Leaving out the pictures, retype the lines from the beginning of the listing through the line containing "import pandas as pd".

▬▬▬▬▬▬

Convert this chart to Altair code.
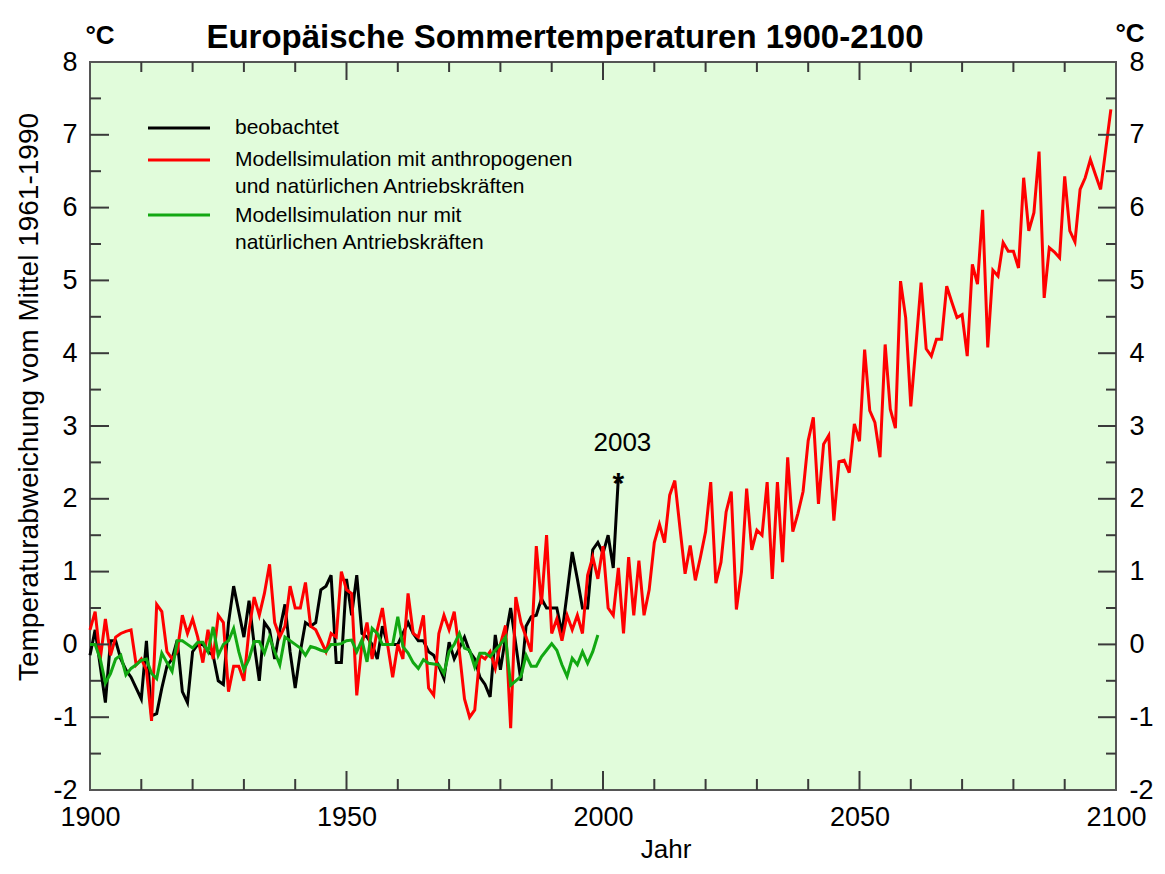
import altair as alt
import pandas as pd

# ---------------- data ----------------
years_obs = list(range(1900, 2004))
beobachtet = [
    -0.15, 0.2, -0.3, -0.8, 0.05, 0.05, -0.2, -0.35, -0.45, -0.6,      # 1900-1909
    -0.75, 0.05, -0.98, -0.95, -0.6, -0.3, -0.2, 0.06, -0.65, -0.8,    # 1910-1919
    -0.1, 0.0, 0.0, -0.1, -0.15, -0.5, -0.55, 0.3, 0.8, 0.45,          # 1920-1929
    0.1, 0.6, 0.0, -0.5, 0.3, 0.2, -0.2, 0.2, 0.55, -0.1,              # 1930-1939
    -0.6, -0.1, 0.3, 0.25, 0.3, 0.75, 0.8, 0.95, -0.25, -0.25,         # 1940-1949
    0.9, 0.4, 0.95, 0.15, 0.1, 0.0, -0.2, 0.25, 0.0, 0.0,              # 1950-1959
    0.0, 0.15, 0.3, 0.15, 0.05, 0.05, -0.1, -0.15, -0.3, -0.47,        # 1960-1969
    0.03, -0.2, -0.05, 0.1, -0.1, -0.2, -0.45, -0.55, -0.72, 0.13,     # 1970-1979
    -0.35, 0.1, 0.5, 0.0, -0.5, 0.25, 0.38, 0.4, 0.63, 0.5,            # 1980-1989
    0.5, 0.5, 0.15, 0.7, 1.27, 0.9, 0.5, 0.5, 1.3, 1.4,                # 1990-1999
    1.25, 1.5, 1.05, 2.3,                                              # 2000-2003
]

years_model = list(range(1900, 2100))
anthropogen = [
    0.2, 0.45, -0.2, 0.35, -0.15, 0.1, 0.15, 0.18, 0.2, -0.28,         # 1900
    -0.2, -0.35, -1.05, 0.55, 0.45, -0.1, -0.2, -0.1, 0.4, 0.15,       # 1910
    0.35, 0.1, -0.25, 0.2, -0.2, 0.4, 0.3, -0.65, -0.3, -0.3,          # 1920
    -0.5, 0.2, 0.65, 0.4, 0.7, 1.1, 0.3, 0.1, 0.25, 0.8,               # 1930
    0.5, 0.5, 0.85, 0.25, 0.2, 0.05, -0.1, 0.15, 0.1, 1.0,             # 1940
    0.75, 0.7, -0.7, 0.0, 0.3, -0.2, 0.2, 0.5, 0.0, -0.45,             # 1950
    0.0, -0.2, 0.7, 0.15, 0.1, 0.4, -0.6, -0.7, 0.15, 0.4,             # 1960
    0.2, 0.45, -0.1, -0.75, -1.0, -0.9, -0.15, -0.2, -0.1, -0.33,      # 1970
    0.0, 0.26, -1.15, 0.65, 0.3, 0.1, -0.1, 1.35, 0.55, 1.5,           # 1980
    0.15, 0.35, 0.05, 0.4, 0.2, 0.4, 0.15, 0.95, 1.2, 0.9,             # 1990
    1.35, 0.5, 0.4, 1.05, 0.15, 1.2, 0.4, 1.15, 0.4, 0.75,             # 2000
    1.4, 1.65, 1.4, 2.05, 2.25, 1.6, 0.97, 1.36, 0.88, 1.2,            # 2010
    1.55, 2.23, 0.84, 1.13, 1.82, 2.1, 0.48, 1.0, 2.14, 1.3,           # 2020
    1.57, 1.5, 2.23, 0.9, 2.23, 1.13, 2.57, 1.55, 1.8, 2.1,            # 2030
    2.8, 3.12, 1.93, 2.75, 2.87, 1.7, 2.51, 2.53, 2.36, 3.03,          # 2040
    2.79, 4.05, 3.21, 3.05, 2.57, 4.12, 3.23, 2.97, 4.99, 4.49,        # 2050
    3.27, 4.1, 4.97, 4.06, 3.96, 4.19, 4.19, 4.92, 4.7, 4.49,          # 2060
    4.53, 3.96, 5.22, 4.95, 5.97, 4.08, 5.14, 5.06, 5.52, 5.4,         # 2070
    5.4, 5.17, 6.41, 5.68, 5.93, 6.77, 4.76, 5.45, 5.39, 5.31,         # 2080
    6.43, 5.68, 5.53, 6.25, 6.41, 6.66, 6.45, 6.25, 6.8, 7.35,         # 2090
]

years_nat = list(range(1900, 2000))
natuerlich = [
    0.0, 0.0, -0.2, -0.53, -0.4, -0.2, -0.15, -0.42, -0.33, -0.28,     # 1900
    -0.22, -0.2, -0.4, -0.47, -0.12, -0.25, -0.37, 0.05, 0.05, 0.0,    # 1910
    -0.05, 0.03, 0.03, -0.1, 0.24, -0.15, 0.0, 0.05, 0.22, -0.1,       # 1920
    -0.35, -0.2, 0.04, 0.04, -0.12, 0.1, -0.1, -0.28, 0.1, 0.05,       # 1930
    0.0, -0.05, -0.15, -0.03, -0.05, -0.08, -0.1, 0.0, 0.0, 0.01,      # 1940
    0.05, 0.06, -0.1, 0.06, -0.24, 0.22, 0.15, 0.0, 0.0, 0.0,          # 1950
    0.38, -0.03, -0.12, -0.25, -0.33, -0.21, -0.26, -0.27, -0.28, -0.4,  # 1960
    -0.1, 0.0, 0.15, -0.05, -0.08, -0.31, -0.12, -0.12, -0.17, -0.08,  # 1970
    0.0, 0.1, -0.56, -0.5, -0.44, -0.15, -0.3, -0.3, -0.17, -0.08,     # 1980
    0.01, -0.08, -0.28, -0.44, -0.19, -0.28, -0.1, -0.26, -0.1, 0.13,  # 1990
]

x_ticks_minor = [1910, 1920, 1930, 1940, 1960, 1970, 1980, 1990,
                 2010, 2020, 2030, 2040, 2060, 2070, 2080, 2090]
x_ticks_major = [1950, 2000, 2050]
x_labels = [1900, 1950, 2000, 2050, 2100]
y_ticks_minor = [-1.5, -0.5, 0.5, 1.5, 2.5, 3.5, 4.5, 5.5, 6.5, 7.5]
y_ticks_major = [-1, 0, 1, 2, 3, 4, 5, 6, 7]
y_labels = [-2, -1, 0, 1, 2, 3, 4, 5, 6, 7, 8]

legend_labels = [
    "beobachtet",
    "Modellsimulation mit anthropogenen",
    "und natürlichen Antriebskräften",
    "Modellsimulation nur mit",
    "natürlichen Antriebskräften",
]
annotation_year = [2003]
annotation_value = [2.3]

assert len(beobachtet) == len(years_obs)
assert len(anthropogen) == len(years_model)
assert len(natuerlich) == len(years_nat)

# ---------------- layout ----------------
W, H = 1026, 728
FONT = "Liberation Sans"
BG = "#e1fcdb"
RED = "#ff0000"
GREEN = "#12a812"

xs = alt.Scale(domain=[1900, 2100], nice=False, zero=False)
ys = alt.Scale(domain=[-2, 8], nice=False, zero=False)

df_obs = pd.DataFrame({"Jahr": years_obs, "T": beobachtet})
df_ant = pd.DataFrame({"Jahr": years_model, "T": anthropogen})
df_nat = pd.DataFrame({"Jahr": years_nat, "T": natuerlich})

LBL = "'' + datum.value"  # plain hyphen for negatives
left_axis = alt.Axis(orient="left", values=y_labels, ticks=False, domain=False, grid=False,
                     labelFontSize=27, labelPadding=13, labelColor="black", title=None,
                     labelFont=FONT, labelFlush=False, labelExpr=LBL)
right_axis = alt.Axis(orient="right", values=y_labels, ticks=False, domain=False, grid=False,
                      labelFontSize=27, labelPadding=13, labelColor="black", title=None,
                      labelFont=FONT, labelFlush=False, labelExpr=LBL)
x_axis = alt.Axis(orient="bottom", values=x_labels, ticks=False, domain=False, grid=False,
                  labelFontSize=27, labelPadding=14, labelColor="black", title=None,
                  labelFont=FONT, labelFlush=False, labelOverlap=False, labelExpr=LBL)

obs_line = alt.Chart(df_obs).mark_line(color="black", strokeWidth=3).encode(
    x=alt.X("Jahr:Q", scale=xs, axis=x_axis),
    y=alt.Y("T:Q", scale=ys, axis=left_axis),
)
ant_line = alt.Chart(df_ant).mark_line(color=RED, strokeWidth=3).encode(
    x=alt.X("Jahr:Q", scale=xs, axis=None),
    y=alt.Y("T:Q", scale=ys, axis=right_axis),
)
nat_line = alt.Chart(df_nat).mark_line(color=GREEN, strokeWidth=3).encode(
    x=alt.X("Jahr:Q", scale=xs, axis=None),
    y=alt.Y("T:Q", scale=ys, axis=None),
)

TICK = "#3a3a3a"
def xtick_layer(vals, y0, y1):
    return alt.Chart(pd.DataFrame({"t": vals})).mark_rule(color=TICK, strokeWidth=2).encode(
        x=alt.X("t:Q", scale=xs, axis=None), y=alt.value(y0), y2=alt.value(y1))

def ytick_layer(vals, x0, x1):
    return alt.Chart(pd.DataFrame({"t": vals})).mark_rule(color=TICK, strokeWidth=2).encode(
        y=alt.Y("t:Q", scale=ys, axis=None), x=alt.value(x0), x2=alt.value(x1))

ticks = [
    xtick_layer(x_ticks_minor, H, H - 11), xtick_layer(x_ticks_major, H, H - 19),
    xtick_layer(x_ticks_minor, 0, 10), xtick_layer(x_ticks_major, 0, 18),
    ytick_layer(y_ticks_minor, 0, 11), ytick_layer(y_ticks_major, 0, 19),
    ytick_layer(y_ticks_minor, W, W - 10), ytick_layer(y_ticks_major, W, W - 18),
]

# legend (drawn inside the plot area)
leg_lines = pd.DataFrame({"y": [66, 98, 153], "c": ["black", RED, GREEN]})
legend_rules = alt.Chart(leg_lines).mark_rule(strokeWidth=3).encode(
    x=alt.value(58), x2=alt.value(120), y=alt.Y("y:Q", scale=None),
    color=alt.Color("c:N", scale=None))
leg_text = pd.DataFrame({"label": legend_labels, "y": [66, 98, 125, 154, 181]})
legend_texts = alt.Chart(leg_text).mark_text(align="left", baseline="middle", fontSize=21,
                                             font=FONT, color="black").encode(
    x=alt.value(145), y=alt.Y("y:Q", scale=None), text="label:N")

def label(text, x, y, size, bold=False, angle=0, align="center"):
    return alt.Chart(pd.DataFrame({"s": [text]})).mark_text(
        align=align, baseline="middle", fontSize=size, font=FONT,
        fontWeight="bold" if bold else "normal", angle=angle, color="black"
    ).encode(x=alt.value(x), y=alt.value(y), text="s:N")

title = label("Europäische Sommertemperaturen 1900-2100", 475, -24, 33, bold=True)
unit_l = label("°C", 10, -26, 26, bold=True)
unit_r = label("°C", 1040, -28, 26, bold=True)
ytitle = label("Temperaturabweichung vom Mittel 1961-1990", -60, 335, 28, angle=270)
xtitle = label("Jahr", 576, 788, 26)

df_ann = pd.DataFrame({"Jahr": annotation_year, "T": annotation_value,
                       "lab": [str(v) for v in annotation_year], "star": ["*"]})
ann_year = alt.Chart(df_ann).mark_text(fontSize=26, font=FONT, dy=-34, dx=4,
                                       baseline="middle", color="black").encode(
    x=alt.X("Jahr:Q", scale=xs, axis=None), y=alt.Y("T:Q", scale=ys, axis=None), text="lab:N")
ann_star = alt.Chart(df_ann).mark_text(fontSize=30, font=FONT, fontWeight="bold", dy=16,
                                       baseline="alphabetic", color="black").encode(
    x=alt.X("Jahr:Q", scale=xs, axis=None), y=alt.Y("T:Q", scale=ys, axis=None), text="star:N")

chart = alt.layer(
    obs_line, ant_line, *ticks, nat_line,
    legend_rules, legend_texts, title, unit_l, unit_r, ytitle, xtitle, ann_year, ann_star,
).resolve_axis(x="independent", y="independent").properties(
    width=W, height=H,
    autosize=alt.AutoSizeParams(type="none"),
    padding={"left": 82, "top": 54, "right": 41, "bottom": 76},
    background="white",
).configure_view(fill=BG, stroke="#555555", strokeWidth=2)

chart.save("out.html", embed_options={"renderer": "svg", "actions": False})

▬▬▬▬▬▬

THE RESPONSE ::
Convert this chart to Altair code.
import altair as alt
import pandas as pd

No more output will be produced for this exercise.